Take note of this, “printies” and traditional journalists: A rare apology from a leading new media proponent who admits to being a bit harsh on those with careers spent mainly in now-decaying mainstream news institutions:
“In my experience, the vast majority of journalists and editors work very hard and very well, usually without the compensation or recognition they deserve. I am deeply grateful for the efforts of my colleagues in the journalistic trenches. I’m especially awed by journalists who keep doing their work independently, after their job or news org disappears.”
Amy Gahran’s farewell piece as editor of The Poynter Institute’s E-Media Tidbits feature also explains why she has taken journalism educators to task for similar reasons — her impatience with the journalistic status quo and enthusiasm for new ways of doing the news:
“Yes, I can be pretty cocky and flippant, and sometimes I’ve been oblivious to the current pain and struggles of journalists and news orgs. I apologize for that.”

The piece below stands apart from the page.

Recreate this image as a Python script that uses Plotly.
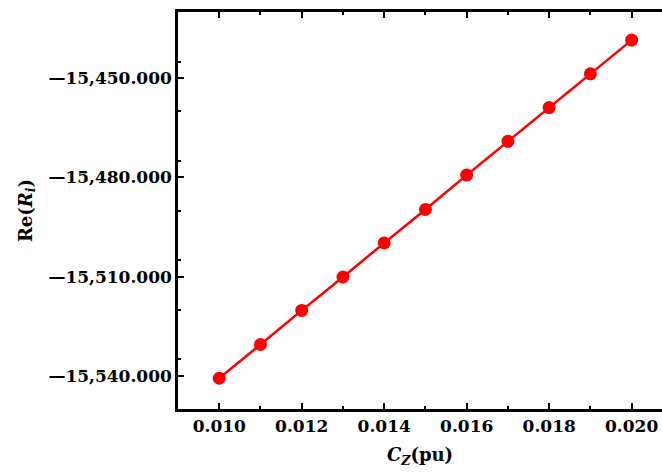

I wish she wouldn’t have waited until signing off from her column to write this, but I think it’s a big gesture to do it at all. I’ve never found Gahran too over the top, especially in comparison with some of her counterparts. Indeed, in my very first post on this blog (has it been almost a year?), I included a video clip of her talking about the massive rethinking needed by mainstream journalists. Her comments were rather spot-on, based on some of my experiences as a Web editor at my former newspaper’s site.
But one of the most deflating discoveries I’ve had in acquainting myself with the work and ideas of some online media sages is the kick-em-when-they’re-down tone of their diatribes. Occasionally I’ve gone to their sites to gain information and understanding and often feel instead like I’m getting punched in the stomach for not being in the vaunted generation of young journalists with laptops in their cribs. Journalists from the “legacy” domain have been regarded as a clueless, antiquated and unreconstructed bunch, especially if they are at a mid- or late-career stage.
The gleeful, blanket condemnation of the so-called curmudgeon class is meant to summarize the mindset of an entire profession, but conveniently ignores many journalists from backgrounds like mine who do “get” and even embrace the Web. The antipathy for anything reeking of the print world is just as kneejerk as that of the curmudgeons. Even younger journalists know there are plenty of old school values worth bringing forward:
“While we are caught up in our new toys — and I include myself in this — we risk forgetting where we came from.”
I don’t expect anyone else to say they’re sorry as Gahran has. That’s not the point, really. But perhaps her message might signal a less hostile approach to blending old “printies” like me into the world of Web journalism. Instead of the one-way scolding that we’ve been getting, perhaps the sages might actually start to think that we’ve got a significant stake in the future of the profession. I’m not going to hold my breath, but thanks for your thoughts, Amy.
• Former Rocky Mountain News editor John Temple is doing his damnedest not to let the work of stellar newspaper reporters, now outside the newsroom, go unnoticed. He continues a series of interviews with former Pulitzer Prize winners who’ve either been laid off or who’ve taken buyouts. Some are mindful how their old worldviews contributed to the demise of the industry. Says former Washington Post Style section reporter Tamara Jones:
“I think we all wish we hadn’t been so complacent. There’s always been this disparity between the way we perceive ourselves and how society views us. As journalists, we genuinely believe that we are doing noble work, but opinion polls consistently rank us among the least-trustworthy, right down there with ambulance-chasers, grave robbers and mercenaries. Maybe we should have been less indignant and more curious about why we weren’t valued.”
I plead guilty to possessing this sentiment as well, for far too long. Temple’s also talking to other post-newsroom journalists about how they’re reinventing themselves in another series entitled “A New Life.”
In both cases, there are some very inspiring stories here.
• New York Times media reporter David Carr talks to Tina Brown a decade following the big party that launched the audacious “Talk” magazine, which didn’t last three years. Carr casts this as a metaphor for the end of the splashy word of legacy print media, and although Brown now has gone Web with The Daily Beast, she’s a bit wistful too:
“I was aware it was a historic night. We were on a boat and I was with Natasha Richardson. We were talking and laughing, looking at the lights of the twin towers. And then a big wave came over the side of the boat and soaked us both. Now Natasha is gone, the towers are gone. It’s very, very sad, but I am very excited by this new world we are heading into.”
I have my own Ten Years After remembrance — from a quite different event that same year. It seems 1999 is the year we all partied, a bit too hearty, and we’re all trying now to put those times in perspective, learn from them and carry on.